MS SQL Server 2017 supports Hash joins, Merge Joins and Nested Loop joins. For Hash Joins, the system initially defaults to an in-memory hash join. But as soon as the memory requirements for the build phase become too large, the system switches to a Grace Hash Join and Recursive Hash Join depending on the input size and characteristics. If the build phase memory needs are only slightly larger than the available memory, SQL Server will apply a hybrid of In-memory and Grace hash join. They support an additional feature called the Batch Mode Adaptive Join Operator. Basically what this does is to scan the first join input and based on its characteristics decides which join would be better. This feature is only supported for selecting between Hash and Nested Loop joins.

Logging

Physical Logging

MS SQL Server supports physical logging via a feature they advertise as the Transaction Log. Their logging scheme allows for individual or incomplete transaction recovery as well as rollbacks of the database to ensure durability. The logs are managed carefully by spilling over to multiple files when exceeding a tunable threshold. The system truncates log files as much as it can to prevent overly huge log file sizes.

Storage Architecture

Hybrid

SQL Server supports In-Memory OLTP transactions via Hekaton. However if the memory needs of transactions are much more than memory can handle it is better to not use memory optimized tables, or alternatively use it for specific performance critical tables. OOM issues are definitely a possibility in the worst cast - SQL Server has setup an entire Wiki page to help customers resolve their Out of Memory issues. In a scenario where the working set may not fit in-memory, it is possible to use the original setup of SQL server without Hekaton by not declaring tables as memory optimized.

Stored Procedures

Supported

Yes, stored procedures are supported and can be written using the Transact-SQL Syntax or using the Microsoft .NET Framework common runtime language (CLR) method.

Checkpoints

Non-Blocking Consistent Fuzzy

According to the SQL Server documentation, the following types of checkpoints are supported:

  1. Automatic Checkpoints: These resemble fuzzy checkpoints with the addition that they can be tuned to automatically be taken depending on the number of changes in the database over time. Naturally they end up having some additional overhead during recovery.
  2. Indirect Checkpoints: These more resemble consistent checkpoints as they limit the number of dirty pages allowed while checkpointing is ongoing. As a result it is advised that performance degradation might be observed. The main benefit is that they have lower recovery time.

Indexes

B+Tree Hash Table

Yes, both Primary key and secondary key indexes are supported.
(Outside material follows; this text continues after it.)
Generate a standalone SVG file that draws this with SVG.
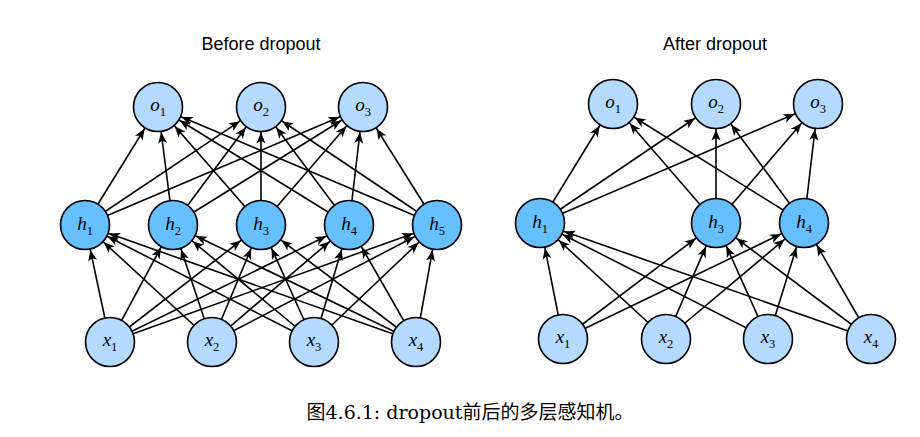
<svg xmlns="http://www.w3.org/2000/svg" width="920" height="437" viewBox="0 0 920 437">
<style>
.e{stroke:#000;stroke-width:1.6;fill:none;marker-end:url(#arr)}
.nl{fill:#b4daff;stroke:#000;stroke-width:1.6}
.nd{fill:#66bfff;stroke:#000;stroke-width:1.6}
.lb{font-family:"Liberation Serif",serif;font-size:19px;fill:#000;text-anchor:middle}
.v{font-style:italic}
.s{font-size:12.5px}
.t{font-family:"Liberation Sans",Arial,sans-serif;font-size:18px;fill:#000;text-anchor:middle}
.cap{font-family:"DejaVu Serif","Noto Sans CJK SC",serif;font-size:19px;fill:#000;text-anchor:middle}
</style>
<defs>
<marker id="arr" viewBox="0 0 11 9" markerWidth="11" markerHeight="9" refX="36.5" refY="4.5" orient="auto" markerUnits="userSpaceOnUse" overflow="visible">
<path d="M0,0 L11,4.5 L0,9 L2.8,4.5 Z" fill="#000"/>
</marker>
</defs>
<rect width="920" height="437" fill="#fff"/>
<text class="t" x="261" y="50">Before dropout</text>
<text class="t" x="715" y="50">After dropout</text>
<g id="connectors">
<line class="e" x1="85" y1="225" x2="158" y2="107"/>
<line class="e" x1="85" y1="225" x2="261" y2="107"/>
<line class="e" x1="85" y1="225" x2="363" y2="107"/>
<line class="e" x1="173" y1="225" x2="158" y2="107"/>
<line class="e" x1="173" y1="225" x2="261" y2="107"/>
<line class="e" x1="173" y1="225" x2="363" y2="107"/>
<line class="e" x1="261" y1="225" x2="158" y2="107"/>
<line class="e" x1="261" y1="225" x2="261" y2="107"/>
<line class="e" x1="261" y1="225" x2="363" y2="107"/>
<line class="e" x1="349" y1="225" x2="158" y2="107"/>
<line class="e" x1="349" y1="225" x2="261" y2="107"/>
<line class="e" x1="349" y1="225" x2="363" y2="107"/>
<line class="e" x1="437" y1="225" x2="158" y2="107"/>
<line class="e" x1="437" y1="225" x2="261" y2="107"/>
<line class="e" x1="437" y1="225" x2="363" y2="107"/>
<line class="e" x1="110" y1="342" x2="85" y2="225"/>
<line class="e" x1="110" y1="342" x2="173" y2="225"/>
<line class="e" x1="110" y1="342" x2="261" y2="225"/>
<line class="e" x1="110" y1="342" x2="349" y2="225"/>
<line class="e" x1="110" y1="342" x2="437" y2="225"/>
<line class="e" x1="212" y1="342" x2="85" y2="225"/>
<line class="e" x1="212" y1="342" x2="173" y2="225"/>
<line class="e" x1="212" y1="342" x2="261" y2="225"/>
<line class="e" x1="212" y1="342" x2="349" y2="225"/>
<line class="e" x1="212" y1="342" x2="437" y2="225"/>
<line class="e" x1="314" y1="342" x2="85" y2="225"/>
<line class="e" x1="314" y1="342" x2="173" y2="225"/>
<line class="e" x1="314" y1="342" x2="261" y2="225"/>
<line class="e" x1="314" y1="342" x2="349" y2="225"/>
<line class="e" x1="314" y1="342" x2="437" y2="225"/>
<line class="e" x1="416" y1="342" x2="85" y2="225"/>
<line class="e" x1="416" y1="342" x2="173" y2="225"/>
<line class="e" x1="416" y1="342" x2="261" y2="225"/>
<line class="e" x1="416" y1="342" x2="349" y2="225"/>
<line class="e" x1="416" y1="342" x2="437" y2="225"/>
<line class="e" x1="540" y1="223" x2="613" y2="104"/>
<line class="e" x1="540" y1="223" x2="716" y2="104"/>
<line class="e" x1="540" y1="223" x2="818" y2="104"/>
<line class="e" x1="716" y1="223" x2="613" y2="104"/>
<line class="e" x1="716" y1="223" x2="716" y2="104"/>
<line class="e" x1="716" y1="223" x2="818" y2="104"/>
<line class="e" x1="804" y1="223" x2="613" y2="104"/>
<line class="e" x1="804" y1="223" x2="716" y2="104"/>
<line class="e" x1="804" y1="223" x2="818" y2="104"/>
<line class="e" x1="563" y1="339" x2="540" y2="223"/>
<line class="e" x1="563" y1="339" x2="716" y2="223"/>
<line class="e" x1="563" y1="339" x2="804" y2="223"/>
<line class="e" x1="666" y1="339" x2="540" y2="223"/>
<line class="e" x1="666" y1="339" x2="716" y2="223"/>
<line class="e" x1="666" y1="339" x2="804" y2="223"/>
<line class="e" x1="768" y1="339" x2="540" y2="223"/>
<line class="e" x1="768" y1="339" x2="716" y2="223"/>
<line class="e" x1="768" y1="339" x2="804" y2="223"/>
<line class="e" x1="871" y1="339" x2="540" y2="223"/>
<line class="e" x1="871" y1="339" x2="716" y2="223"/>
<line class="e" x1="871" y1="339" x2="804" y2="223"/>
</g>
<g id="L_o1"><circle class="nl" cx="158" cy="107" r="24.5"/><text class="lb" x="158" y="111"><tspan class="v">o</tspan><tspan class="s" dy="5">1</tspan></text></g>
<g id="L_o2"><circle class="nl" cx="261" cy="107" r="24.5"/><text class="lb" x="261" y="111"><tspan class="v">o</tspan><tspan class="s" dy="5">2</tspan></text></g>
<g id="L_o3"><circle class="nl" cx="363" cy="107" r="24.5"/><text class="lb" x="363" y="111"><tspan class="v">o</tspan><tspan class="s" dy="5">3</tspan></text></g>
<g id="L_h1"><circle class="nd" cx="85" cy="225" r="24.5"/><text class="lb" x="85" y="230"><tspan class="v">h</tspan><tspan class="s" dy="5">1</tspan></text></g>
<g id="L_h2"><circle class="nd" cx="173" cy="225" r="24.5"/><text class="lb" x="173" y="230"><tspan class="v">h</tspan><tspan class="s" dy="5">2</tspan></text></g>
<g id="L_h3"><circle class="nd" cx="261" cy="225" r="24.5"/><text class="lb" x="261" y="230"><tspan class="v">h</tspan><tspan class="s" dy="5">3</tspan></text></g>
<g id="L_h4"><circle class="nd" cx="349" cy="225" r="24.5"/><text class="lb" x="349" y="230"><tspan class="v">h</tspan><tspan class="s" dy="5">4</tspan></text></g>
<g id="L_h5"><circle class="nd" cx="437" cy="225" r="24.5"/><text class="lb" x="437" y="230"><tspan class="v">h</tspan><tspan class="s" dy="5">5</tspan></text></g>
<g id="L_x1"><circle class="nl" cx="110" cy="342" r="24.5"/><text class="lb" x="110" y="346"><tspan class="v">x</tspan><tspan class="s" dy="5">1</tspan></text></g>
<g id="L_x2"><circle class="nl" cx="212" cy="342" r="24.5"/><text class="lb" x="212" y="346"><tspan class="v">x</tspan><tspan class="s" dy="5">2</tspan></text></g>
<g id="L_x3"><circle class="nl" cx="314" cy="342" r="24.5"/><text class="lb" x="314" y="346"><tspan class="v">x</tspan><tspan class="s" dy="5">3</tspan></text></g>
<g id="L_x4"><circle class="nl" cx="416" cy="342" r="24.5"/><text class="lb" x="416" y="346"><tspan class="v">x</tspan><tspan class="s" dy="5">4</tspan></text></g>
<g id="R_o1"><circle class="nl" cx="613" cy="104" r="24.5"/><text class="lb" x="613" y="108"><tspan class="v">o</tspan><tspan class="s" dy="5">1</tspan></text></g>
<g id="R_o2"><circle class="nl" cx="716" cy="104" r="24.5"/><text class="lb" x="716" y="108"><tspan class="v">o</tspan><tspan class="s" dy="5">2</tspan></text></g>
<g id="R_o3"><circle class="nl" cx="818" cy="104" r="24.5"/><text class="lb" x="818" y="108"><tspan class="v">o</tspan><tspan class="s" dy="5">3</tspan></text></g>
<g id="R_h1"><circle class="nd" cx="540" cy="223" r="24.5"/><text class="lb" x="540" y="228"><tspan class="v">h</tspan><tspan class="s" dy="5">1</tspan></text></g>
<g id="R_h3"><circle class="nd" cx="716" cy="223" r="24.5"/><text class="lb" x="716" y="228"><tspan class="v">h</tspan><tspan class="s" dy="5">3</tspan></text></g>
<g id="R_h4"><circle class="nd" cx="804" cy="223" r="24.5"/><text class="lb" x="804" y="228"><tspan class="v">h</tspan><tspan class="s" dy="5">4</tspan></text></g>
<g id="R_x1"><circle class="nl" cx="563" cy="339" r="24.5"/><text class="lb" x="563" y="343"><tspan class="v">x</tspan><tspan class="s" dy="5">1</tspan></text></g>
<g id="R_x2"><circle class="nl" cx="666" cy="339" r="24.5"/><text class="lb" x="666" y="343"><tspan class="v">x</tspan><tspan class="s" dy="5">2</tspan></text></g>
<g id="R_x3"><circle class="nl" cx="768" cy="339" r="24.5"/><text class="lb" x="768" y="343"><tspan class="v">x</tspan><tspan class="s" dy="5">3</tspan></text></g>
<g id="R_x4"><circle class="nl" cx="871" cy="339" r="24.5"/><text class="lb" x="871" y="343"><tspan class="v">x</tspan><tspan class="s" dy="5">4</tspan></text></g>
<text class="cap" x="470" y="419">图4.6.1: dropout前后的多层感知机。</text>
</svg>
For both of these the index types(ref to definitions) supported are:

  1. Clustered:
  2. Unclustered
  3. Unique
  4. Filtered
  5. Hash
  6. Columnstore
  7. Spatial
  8. XML
  9. Full-Text

The internal data structures used for these indexes are BW-Trees primarily. BW-Trees are an in-memory optimized lock-free variant of the simple B+ Tree used in traditional DBMS. In-Memory hash table based Hash Indexes are also supported.